If one thing unites them all, it’s an ambivalent
fascination with power and control: how people internalise, in their heads and
bodies, the regimentation of a social order – whether that order be an army
patrol, or an arena pop concert. Indeed, Corbet films the gauntlet crossed by
the adult Celeste on her way to the stage – through endless corridors – exactly
as Kubrick filmed the trenches of World War I in Paths of Glory (1957), using long, relentless, geometrical
movements. Not far below the veneer of civilisation, however, lurks a mass of
seething, Dionysian drives (like lust and aggression, or more plainly the will
to dissociate and “get out” of oneself) that threaten, at every unstable
moment, to topple us into an unruly, animal kingdom.
I did not enjoy Corbet’s directorial debut, The Childhood of a Leader (2016), one
little bit. I found it – as others may find Vox
Lux – arch, pretentious, emotionally distant, rigidly formal, and overstated
in the way it spelt out and hammered home its big ideas about history, politics
and family life. There were certainly things to admire in it – such as Scott
Walker’s thunderous orchestral score (Walker [1943-2019] is back for Vox Lux, blending his characteristically unsettling music with the
ingenious song repertoire composed for Celeste by Australian star Sia). But
there is a sureness of touch – as well as an air of poetic mystery – which
Corbet brings to his second film, and it bodes well for his future as an auteur.

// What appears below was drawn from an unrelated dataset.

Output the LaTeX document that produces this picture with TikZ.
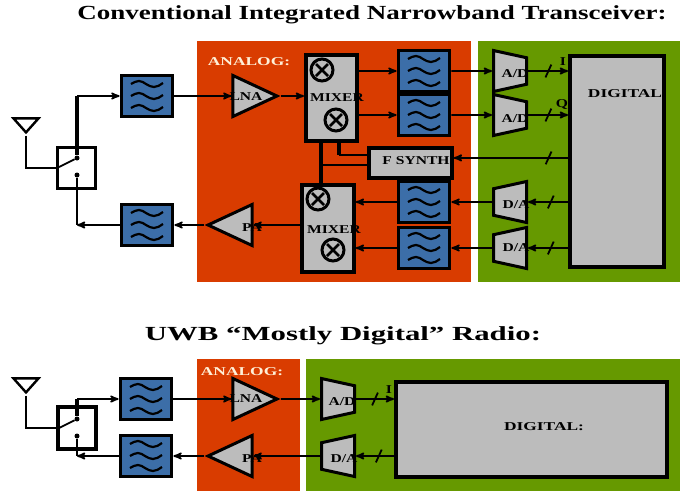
\documentclass[tikz,border=0pt]{standalone}
\usepackage{fontspec}
\setmainfont{Liberation Serif}
\usepackage{tikz}
\usetikzlibrary{positioning,arrows,shapes.geometric,shapes.misc}

\definecolor{analogred}{HTML}{D93C00}
\definecolor{digitalgreen}{HTML}{669900}
\definecolor{blockgrey}{HTML}{BCBCBC}
\definecolor{filterblue}{HTML}{3C6EA8}
\definecolor{paletext}{HTML}{FFF0D8}

\tikzset{
  panel/.style={anchor=north west,inner sep=0pt,draw=none},
  blocklabel/.style={font=\bfseries\fontsize{12}{12}\selectfont,text=black,inner sep=0pt,xscale=1.3},
  widelabel/.style={font=\bfseries\fontsize{12}{12}\selectfont,inner sep=0pt,xscale=1.45},
  titlelabel/.style={font=\bfseries\fontsize{20}{20}\selectfont,inner sep=0pt},
  filterbox/.style={draw=black,line width=3.8pt,fill=filterblue,minimum width=51pt,minimum height=41pt,inner sep=0pt,
    path picture={
      \foreach \yy in {-12,0,12}
        \draw[line width=2.2pt,shift={(path picture bounding box.center)}]
          (-16,\yy) sin (-8,\yy-3) cos (-1,\yy) sin (7,\yy+3) cos (16,\yy-1);
    }},
  greybox/.style={draw=black,line width=3.8pt,fill=blockgrey,anchor=north west,inner sep=0pt},
  crossring/.style={circle,draw=black,line width=3pt,fill=blockgrey,minimum size=22pt,inner sep=0pt,
    path picture={
      \draw[line width=2.6pt] ([shift={(-6,-6)}]path picture bounding box.center) -- ([shift={(6,6)}]path picture bounding box.center)
                              ([shift={(6,-6)}]path picture bounding box.center) -- ([shift={(-6,6)}]path picture bounding box.center);
    }},
  ampshape/.style={isosceles triangle,isosceles triangle stretches=true,draw=black,line width=3pt,fill=blockgrey,inner sep=0pt,minimum width=41pt,minimum height=44pt},
  convshape/.style={trapezium,trapezium stretches=true,trapezium angle=76,draw=black,line width=3pt,fill=blockgrey,inner sep=0pt,minimum width=41pt,minimum height=33pt,execute at begin node={\phantom{x}}},
  antshape/.style={isosceles triangle,isosceles triangle stretches=true,shape border rotate=270,draw=black,line width=2.4pt,fill=white,inner sep=0pt,minimum width=25pt,minimum height=14pt},
  switchbox/.style={draw=black,line width=3pt,fill=white,minimum width=38pt,inner sep=0pt},
  terminal/.style={circle,fill=black,inner sep=0pt,minimum size=5pt},
  busmark/.style={strike out,draw=black,line width=1.8pt,inner sep=0pt,minimum width=4pt,minimum height=11pt},
  signal/.style={->,>=stealth',line width=1.8pt},
  wire/.style={line width=1.8pt},
  heavywire/.style={line width=4pt}
}

\begin{document}
\begin{tikzpicture}[x=1pt,y=-1pt]
  \useasboundingbox (0,0) rectangle (680,491);

  % titles
  \node[titlelabel,xscale=1.35] (titleA) at (372,15)  {Conventional Integrated Narrowband Transceiver:};
  \node[titlelabel,xscale=1.54] (titleB) at (343,336) {UWB “Mostly Digital” Radio:};

  % panels
  \node[panel,fill=analogred,minimum width=274pt,minimum height=241pt]    (analogA)  at (197,41)  {};
  \node[panel,fill=digitalgreen,minimum width=202pt,minimum height=241pt] (digitalA) at (478,41)  {};
  \node[panel,fill=analogred,minimum width=103pt,minimum height=132pt]    (analogB)  at (197,359) {};
  \node[panel,fill=digitalgreen,minimum width=374pt,minimum height=132pt] (digitalB) at (306,359) {};
  \node[widelabel,text=paletext] (analogtxtA) at (249,62)  {ANALOG:};
  \node[widelabel,text=paletext] (analogtxtB) at (242,372) {ANALOG:};

  % upper receiver and transmitter
  \node[antshape]                               (antA)   at (26,124)   {};
  \node[switchbox,minimum height=41pt]          (swA)    at (76.5,168) {};
  \node[terminal]                               (swupA)  at (77,158)   {};
  \node[terminal]                               (swdnA)  at (77,175)   {};
  \coordinate                                   (swinA)  at (59,167);
  \coordinate                                   (swrxA)  at (77,96);
  \coordinate                                   (swtxA)  at (77,225);
  \node[filterbox]                              (rxfA)   at (147,96)   {};
  \node[filterbox]                              (txfA)   at (147,225)  {};
  \node[ampshape]                               (lnaA)   at (246,96)   {};
  \node[ampshape,shape border rotate=180]       (paA)    at (239,225)  {};
  \node[greybox,minimum width=51pt,minimum height=86pt] (mixiA) at (304,53)  {};
  \node[greybox,minimum width=52pt,minimum height=87pt] (mixoA) at (300,183) {};
  \node[crossring]                              (mulaA)  at (322,70)   {};
  \node[crossring]                              (mulbA)  at (336,120)  {};
  \node[crossring]                              (mulcA)  at (318,199)  {};
  \node[crossring]                              (muldA)  at (333,250)  {};
  \node[filterbox]                              (fltaA)  at (424,71)   {};
  \node[filterbox]                              (fltbA)  at (424,115)  {};
  \node[filterbox]                              (fltcA)  at (424,202)  {};
  \node[filterbox]                              (fltdA)  at (424,248)  {};
  \node[greybox,minimum width=83pt,minimum height=30pt] (synth) at (367,146) {};
  \node[convshape,shape border rotate=270]      (adaA)   at (510,71)   {};
  \node[convshape,shape border rotate=270]      (adbA)   at (510,115)  {};
  \node[convshape,shape border rotate=90]       (daaA)   at (510,202)  {};
  \node[convshape,shape border rotate=90]       (dabA)   at (510,248)  {};
  \node[greybox,minimum width=94pt,minimum height=211pt] (dspA) at (568,54) {};

  \draw[wire]      (antA.apex) |- (swA.west);
  \draw[wire]      (swinA) -- (swupA);
  \draw[heavywire] (swupA) -- (swrxA);
  \draw[signal]    (swrxA) -- (rxfA);
  \draw[wire]      (swdnA) -- (swtxA);
  \draw[signal]    (txfA) -- (swtxA);
  \draw[signal]    (rxfA) -- (lnaA.west);
  \draw[signal]    (lnaA.apex) -- (lnaA.apex -| mixiA.west);
  \draw[signal]    (mixoA.west |- paA) -- (paA.east);
  \draw[signal]    (paA.apex) -- (txfA);
  \draw[signal]    (mixiA.east |- fltaA) -- (fltaA);
  \draw[signal]    (mixiA.east |- fltbA) -- (fltbA);
  \draw[signal]    (fltcA) -- (fltcA -| mixoA.east);
  \draw[signal]    (fltdA) -- (fltdA -| mixoA.east);
  \draw[signal]    (fltaA) -- (adaA.west);
  \draw[signal]    (fltbA) -- (adbA.west);
  \draw[signal]    (daaA.west) -- (fltcA);
  \draw[signal]    (dabA.west) -- (fltdA);
  \draw[signal]    (adaA.east) -- node[busmark,pos=0.51] (busaA) {} (adaA -| dspA.west);
  \draw[signal]    (adbA.east) -- node[busmark,pos=0.51] (busbA) {} (adbA -| dspA.west);
  \draw[signal]    (dspA.west |- daaA) -- node[busmark,pos=0.43] (buscA) {} (daaA.east);
  \draw[signal]    (dspA.west |- dabA) -- node[busmark,pos=0.43] (busdA) {} (dabA.east);
  \draw[signal]    (dspA.west |- synth) ++(0,-5) coordinate (synthin) -- node[busmark,pos=0.17] (buseA) {} (synthin -| synth.east);
  \coordinate (loa) at (321,165);
  \coordinate (lob) at (339,155);
  \draw[heavywire] (mixiA.south -| loa) -- (mixoA.north -| loa);
  \draw[wire]      (loa) -- (loa -| synth.west);
  \draw[heavywire] (mixiA.south -| lob) -- (lob);
  \draw[wire]      (lob) -- (lob -| synth.west);

  % labels of the upper part
  \node[blocklabel] (lnatxtA)   at (246,97)  {LNA};
  \node[blocklabel] (patxtA)    at (252,228) {PA};
  \node[blocklabel] (mixitxtA)  at (337,98)  {MIXER};
  \node[blocklabel] (mixotxtA)  at (334,230) {MIXER};
  \node[blocklabel] (synthtxt)  at (416,161) {F SYNTH};
  \node[blocklabel] (adatxtA)   at (515,74)  {A/D};
  \node[blocklabel] (adbtxtA)   at (515,119) {A/D};
  \node[blocklabel] (daatxtA)   at (516,205) {D/A};
  \node[blocklabel] (dabtxtA)   at (516,248) {D/A};
  \node[blocklabel] (itxtA)     at (563,62)  {I};
  \node[blocklabel] (qtxtA)     at (562,104) {Q};
  \node[widelabel]  (dsptxtA)   at (625,94)  {DIGITAL};

  % lower radio
  \node[antshape]                               (antB)   at (26,384)   {};
  \node[switchbox,minimum height=42pt,line width=3.6pt] (swB) at (77,428) {};
  \node[terminal]                               (swupB)  at (77,419)   {};
  \node[terminal]                               (swdnB)  at (77,436)   {};
  \coordinate                                   (swinB)  at (59,428);
  \coordinate                                   (swrxB)  at (77,399);
  \coordinate                                   (swtxB)  at (77,456);
  \node[filterbox]                              (rxfB)   at (146,399)  {};
  \node[filterbox]                              (txfB)   at (146,456)  {};
  \node[ampshape]                               (lnaB)   at (246,399)  {};
  \node[ampshape,shape border rotate=180]       (paB)    at (239,456)  {};
  \node[convshape,shape border rotate=270]      (adaB)   at (338,399)  {};
  \node[convshape,shape border rotate=90]       (daaB)   at (338,456)  {};
  \node[greybox,minimum width=271pt,minimum height=95pt] (dspB) at (394,380) {};

  \draw[wire]      (antB.apex) |- (swB.west);
  \draw[wire]      (swinB) -- (swupB);
  \draw[heavywire] (swupB) -- (swrxB);
  \draw[signal]    (swrxB) -- (rxfB);
  \draw[wire]      (swdnB) -- (swtxB);
  \draw[signal]    (txfB) -- (swtxB);
  \draw[signal]    (rxfB) -- (lnaB.west);
  \draw[signal]    (lnaB.apex) -- (adaB.west);
  \draw[signal]    (adaB.east) -- node[busmark,pos=0.5] (busaB) {} (adaB -| dspB.west);
  \draw[signal]    (dspB.west |- daaB) -- node[busmark,pos=0.4] (busbB) {} (daaB.east);
  \draw[signal]    (daaB.west) -- (paB.east);
  \draw[signal]    (paB.apex) -- (txfB);

  % labels of the lower part
  \node[blocklabel] (lnatxtB)   at (246,399) {LNA};
  \node[blocklabel] (patxtB)    at (252,459) {PA};
  \node[blocklabel] (adatxtB)   at (342,402) {A/D};
  \node[blocklabel] (daatxtB)   at (344,459) {D/A};
  \node[blocklabel] (itxtB)     at (389,390) {I};
  \node[widelabel]  (dsptxtB)   at (544,427) {DIGITAL:};
\end{tikzpicture}
\end{document}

Best of all, there is a beguiling ambivalence attached
to almost everything in Vox Lux. In
one sense, it’s easy to make a movie that mocks pop music and every lousy thing
it can stand for. When Celeste messianically declares herself to be the “new
faith” and even a “new New Testament”, we wince alongside those around her; but
by the time she’s reached her third triumphant “anthem” on stage, we can’t help
but bop along – just like Ellie and Albertine buried deep in the crowd – to the
“affirmative”, high-energy vibe.
A 21st century portrait? I’ll buy that.